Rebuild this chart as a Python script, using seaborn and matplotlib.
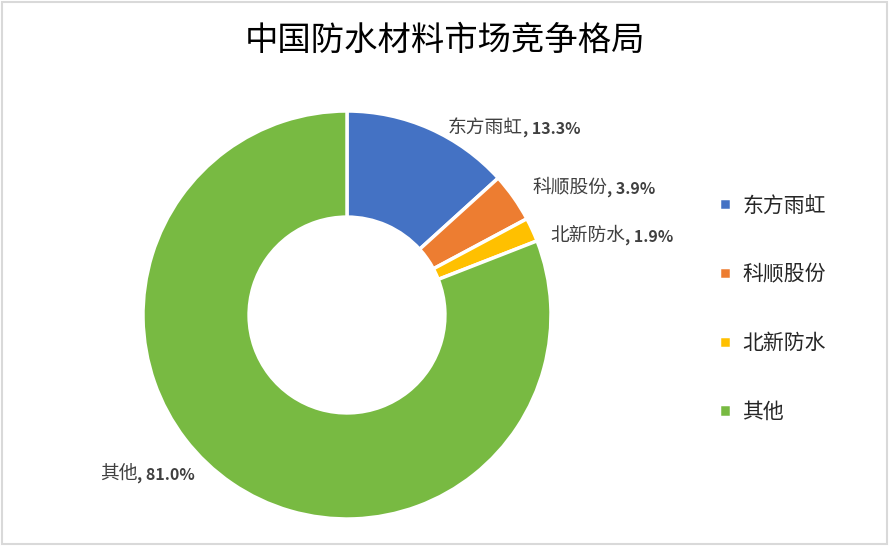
import matplotlib.pyplot as plt
import matplotlib.patches as mpatches
import seaborn as sns

# データ
companies = ['东方雨虹', '科顺股份', '北新防水', '其他']
shares = [13.3, 3.9, 1.9, 81.0]
colors = ['#4472C4', '#ED7D31', '#FFC000', '#78BA42']

# ラベル位置（円の半径=1 の座標）
label_pos = [(0.495, 0.922), (0.907, 0.627), (0.995, 0.392), (-1.211, -0.775)]

sns.set_theme(style='white')
plt.rcParams['font.family'] = ['Noto Sans CJK SC', 'DejaVu Sans']

fig = plt.figure(figsize=(8.9, 5.46), dpi=100)
ax = fig.add_axes([0, 0, 1, 1])

palette = sns.color_palette(colors)
wedges, _ = ax.pie(shares, colors=palette, startangle=90, counterclock=False,
                   radius=1.0, wedgeprops=dict(width=0.52, edgecolor='white', linewidth=2.5))

# 円の中心を画像の (347, 315) に合わせる
ax.set_xlim(-347 / 204, (890 - 347) / 204)
ax.set_ylim(-231 / 204, (546 - 231) / 204)
ax.set_aspect('auto')
ax.axis('off')

# データラベル
for name, val, (x, y) in zip(companies, shares, label_pos):
    t = ax.text(x, y, name, fontsize=13.5, color='#404040', ha='left', va='center')
    ax.annotate(f', {val:.1f}%', xy=(1, 0.02), xycoords=t, ha='left', va='bottom',
                fontsize=11.5, fontweight='bold', color='#404040')

# タイトル
fig.text(0.5, 1 - 40 / 546, '中国防水材料市场竞争格局', ha='center', va='center',
         fontsize=24, color='#000000')

# 凡例
leg = fig.legend(wedges, companies, loc='upper left', bbox_to_anchor=(709 / 890, 1 - 184 / 546),
                 frameon=False, fontsize=15, handlelength=0.55, handleheight=0.55,
                 handletextpad=0.55, labelspacing=2.25, borderpad=0)
for txt in leg.get_texts():
    txt.set_color('#262626')

# 枠線
fig.patches.append(mpatches.Rectangle((0.002, 0.004), 0.995, 0.993, transform=fig.transFigure,
                                      fill=False, edgecolor='#D9D9D9', linewidth=1.5))

fig.savefig('out.png', dpi=100)
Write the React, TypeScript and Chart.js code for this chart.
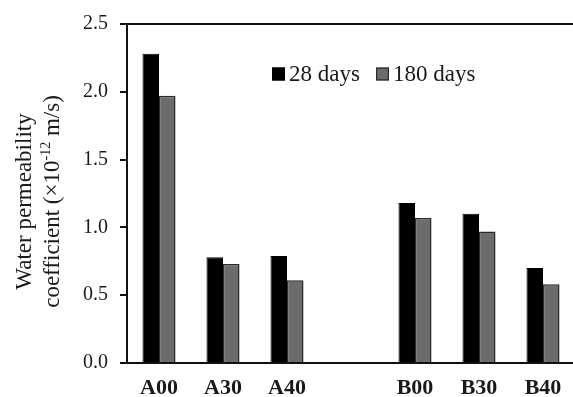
import React, { useEffect, useRef } from "react";
import { Chart, registerables } from "chart.js";

Chart.register(...registerables);

const categories = ["A00", "A30", "A40", "", "B00", "B30", "B40"];
const days28 = [2.28, 0.78, 0.79, null, 1.18, 1.1, 0.7];
const days180 = [1.97, 0.73, 0.61, null, 1.07, 0.97, 0.58];
const seriesLabels = ["28 days", "180 days"];
const yMin = 0;
const yMax = 2.5;
const yStep = 0.5;
const yTitleLine1 = "Water permeability";
const yTitleLine2 = ["coefficient (×10", "-12", " m/s)"];

const SERIF = "'Liberation Serif', 'Times New Roman', serif";
const TEXT = "#1a1a1a";

const titlePlugin = {
  id: "yTitle",
  afterDraw(chart: any) {
    const { ctx, chartArea } = chart;
    const cy = (chartArea.top + chartArea.bottom) / 2 + 8;
    ctx.save();
    ctx.fillStyle = TEXT;
    ctx.textBaseline = "middle";
    // line 1
    ctx.save();
    ctx.translate(25, cy);
    ctx.rotate(-Math.PI / 2);
    ctx.font = `23px ${SERIF}`;
    ctx.textAlign = "center";
    ctx.fillText(yTitleLine1, 0, 0);
    ctx.restore();
    // line 2 with superscript
    ctx.save();
    ctx.translate(53, cy);
    ctx.rotate(-Math.PI / 2);
    ctx.textAlign = "left";
    const big = `23px ${SERIF}`;
    const small = `14px ${SERIF}`;
    ctx.font = big;
    const w1 = ctx.measureText(yTitleLine2[0]).width;
    const w3 = ctx.measureText(yTitleLine2[2]).width;
    ctx.font = small;
    const w2 = ctx.measureText(yTitleLine2[1]).width;
    const total = w1 + w2 + w3;
    let x = -total / 2;
    ctx.font = big;
    ctx.fillText(yTitleLine2[0], x, 0);
    x += w1;
    ctx.font = small;
    ctx.fillText(yTitleLine2[1], x, -7);
    x += w2;
    ctx.font = big;
    ctx.fillText(yTitleLine2[2], x, 0);
    ctx.restore();
    ctx.restore();
  },
};

const legendPlugin = {
  id: "customLegend",
  afterDraw(chart: any) {
    const { ctx, chartArea } = chart;
    const ds = chart.data.datasets;
    const y = chartArea.top + 50;
    const box = 13;
    const starts = [chartArea.left + 145, chartArea.left + 249];
    ctx.save();
    ctx.font = `23px ${SERIF}`;
    ctx.textBaseline = "middle";
    ctx.textAlign = "left";
    ds.forEach((d: any, i: number) => {
      const x = starts[i];
      ctx.fillStyle = d.backgroundColor;
      ctx.fillRect(x, y - box / 2, box, box);
      ctx.lineWidth = 1.2;
      ctx.strokeStyle = d.borderColor;
      ctx.strokeRect(x + 0.6, y - box / 2 + 0.6, box - 1.2, box - 1.2);
      ctx.fillStyle = TEXT;
      ctx.fillText(d.label, x + box + 4, y + 1);
    });
    ctx.restore();
  },
};

export default function App() {
  const ref = useRef<HTMLCanvasElement>(null);
  useEffect(() => {
    if (!ref.current) return;
    const chart = new Chart(ref.current, {
      type: "bar",
      data: {
        labels: categories,
        datasets: [
          {
            label: seriesLabels[0],
            data: days28,
            backgroundColor: "#000000",
            borderColor: "#000000",
            borderWidth: 1,
          },
          {
            label: seriesLabels[1],
            data: days180,
            backgroundColor: "#6c6c6c",
            borderColor: "#2a2a2a",
            borderWidth: 1.5,
          },
        ],
      },
      options: {
        responsive: false,
        animation: false,
        layout: { padding: { top: 20, left: 0, right: 0, bottom: 0 } },
        datasets: {
          bar: { categoryPercentage: 0.516, barPercentage: 1 },
        } as any,
        plugins: {
          legend: { display: false },
          tooltip: { enabled: false },
        },
        scales: {
          x: {
            grid: { display: false, drawTicks: false },
            border: { display: true, color: "#111", width: 2 },
            ticks: {
              color: TEXT,
              font: { family: SERIF, size: 22, weight: "bold" },
              padding: 12,
              maxRotation: 0,
              autoSkip: false,
            },
            afterFit(scale: any) {
              scale.height = 34;
            },
          },
          y: {
            min: yMin,
            max: yMax,
            grid: {
              color: (c: any) =>
                c.tick && c.tick.value === yMax ? "#111" : "rgba(0,0,0,0)",
              lineWidth: 2,
              drawTicks: true,
              tickLength: 7,
              tickColor: "#111",
              tickWidth: 2,
            },
            border: { display: true, color: "#111", width: 2 },
            ticks: {
              stepSize: yStep,
              color: TEXT,
              font: { family: SERIF, size: 20 },
              padding: 12,
              callback: (v: any) => Number(v).toFixed(1),
            },
            afterFit(scale: any) {
              scale.width = 127;
            },
          },
        },
      },
      plugins: [titlePlugin, legendPlugin],
    });
    return () => chart.destroy();
  }, []);
  return (
    <div
      style={{
        position: "absolute",
        left: 0,
        top: 0,
        width: 573,
        height: 397,
        overflow: "hidden",
        background: "#fff",
      }}
    >
      <canvas ref={ref} width={575} height={397} style={{ display: "block" }} />
    </div>
  );
}
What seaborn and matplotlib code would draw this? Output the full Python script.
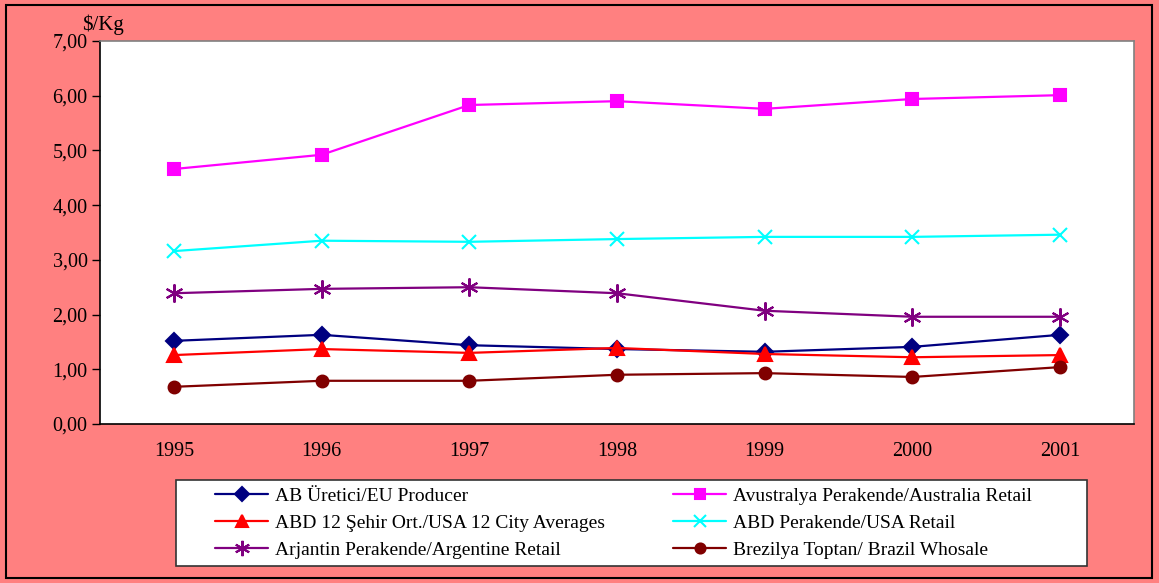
import pandas as pd
import matplotlib.pyplot as plt
import seaborn as sns
from matplotlib.patches import Rectangle
from matplotlib.ticker import FuncFormatter

years = ['1995', '1996', '1997', '1998', '1999', '2000', '2001']

eu_producer = [1.52, 1.63, 1.44, 1.37, 1.32, 1.41, 1.63]
australia_retail = [4.66, 4.92, 5.83, 5.90, 5.76, 5.94, 6.01]
usa_city_avg = [1.26, 1.37, 1.30, 1.39, 1.28, 1.22, 1.26]
usa_retail = [3.16, 3.35, 3.33, 3.38, 3.42, 3.42, 3.46]
argentine_retail = [2.39, 2.47, 2.50, 2.39, 2.07, 1.96, 1.96]
brazil_wholesale = [0.68, 0.79, 0.79, 0.90, 0.93, 0.86, 1.04]

series_names = [
    'AB Üretici/EU Producer',
    'Avustralya Perakende/Australia Retail',
    'ABD 12 Şehir Ort./USA 12 City Averages',
    'ABD Perakende/USA Retail',
    'Arjantin Perakende/Argentine Retail',
    'Brezilya Toptan/ Brazil Whosale',
]
series_values = [eu_producer, australia_retail, usa_city_avg,
                 usa_retail, argentine_retail, brazil_wholesale]

colors = ['#000080', '#FF00FF', '#FF0000', '#00FFFF', '#800080', '#800000']
markers = ['D', 's', '^', 'x', (6, 2, 0), 'o']
msizes = [8, 9, 9.5, 10, 13, 8.5]

rows = []
for name, vals in zip(series_names, series_values):
    for i, v in enumerate(vals):
        rows.append({'pos': i, 'Year': years[i], 'Series': name, 'Value': v})
df = pd.DataFrame(rows)

sns.set_style('white')
plt.rcParams['font.family'] = ['Liberation Serif', 'DejaVu Serif']
plt.rcParams['text.color'] = 'black'
plt.rcParams['xtick.color'] = 'black'
plt.rcParams['ytick.color'] = 'black'

fig = plt.figure(figsize=(11.59, 5.83), dpi=100, facecolor='#FF8080')
# outer chart border
fig.patches.append(Rectangle((0.005, 0.008), 0.989, 0.984, transform=fig.transFigure,
                             fill=False, edgecolor='black', linewidth=1.5))
ax = fig.add_axes([0.0863, 0.2727, 0.8921, 0.657])

for name, c, m, ms in zip(series_names, colors, markers, msizes):
    sub = df[df['Series'] == name]
    sns.lineplot(data=sub, x='pos', y='Value', ax=ax, color=c, marker=m,
                 markersize=ms, markeredgecolor=c, markeredgewidth=1.5,
                 linewidth=1.6, label=name)

ax.set_xlim(-0.5, 6.5)
ax.set_ylim(0, 7)
ax.set_yticks([0, 1, 2, 3, 4, 5, 6, 7])
ax.yaxis.set_major_formatter(FuncFormatter(lambda v, p: f'{v:.2f}'.replace('.', ',')))
ax.set_xticks(range(len(years)))
ax.set_xticklabels(years)
ax.set_xticks([i - 0.5 for i in range(len(years) + 1)], minor=True)
ax.tick_params(axis='x', which='major', length=0, pad=13, labelsize=14.5)
ax.tick_params(axis='x', which='minor', length=6, width=1, direction='out', color='black')
ax.tick_params(axis='y', length=6, width=1, direction='out', color='black',
               labelsize=14.5, left=True, pad=3)
ax.set_xlabel('')
ax.set_ylabel('')
ax.set_facecolor('white')
for s in ['left', 'bottom']:
    ax.spines[s].set_color('black')
    ax.spines[s].set_linewidth(1.2)
for s in ['top', 'right']:
    ax.spines[s].set_color('#808080')
    ax.spines[s].set_linewidth(1.2)

fig.text(0.0708, 0.957, '$/Kg', fontsize=15, ha='left', va='center')

# legend box drawn separately, legend itself frameless
fig.patches.append(Rectangle((176 / 1159, 1 - 566 / 583), 911 / 1159, 86 / 583,
                             transform=fig.transFigure, facecolor='white',
                             edgecolor='#333333', linewidth=1.2, zorder=1))

handles, labels = ax.get_legend_handles_labels()
ax.get_legend().remove()
# order so that rows read left-to-right like the original
order = [0, 2, 4, 1, 3, 5]
leg = fig.legend([handles[i] for i in order], [labels[i] for i in order], ncol=2,
                 loc='upper left', bbox_to_anchor=(215 / 1159, 1 - 487 / 583),
                 bbox_transform=fig.transFigure, frameon=False, fontsize=14,
                 handlelength=2.73, handletextpad=0.36, columnspacing=3.5,
                 labelspacing=0.5, borderpad=0, borderaxespad=0, markerscale=0.85)

fig.savefig('out.png', dpi=100, facecolor=fig.get_facecolor())
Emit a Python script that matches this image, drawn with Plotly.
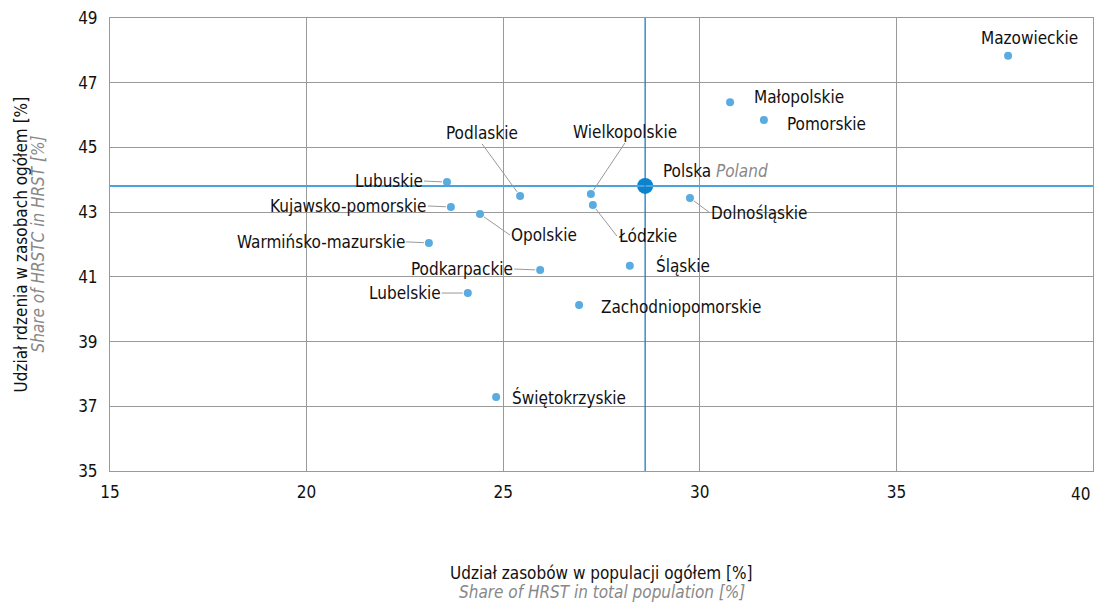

++++++++++++++++++++

* PROBLEM: Copy word for word every line from the one with "What seaborn and" through the one with "years = ['1995', '1996', '1997', '1998', '1999', '2000', '2001']", including both. No pictures belong in the copy.

* TASK SOLUTION:
What seaborn and matplotlib code would draw this? Output the full Python script.
import pandas as pd
import matplotlib.pyplot as plt
import seaborn as sns
from matplotlib.patches import Rectangle
from matplotlib.ticker import FuncFormatter

years = ['1995', '1996', '1997', '1998', '1999', '2000', '2001']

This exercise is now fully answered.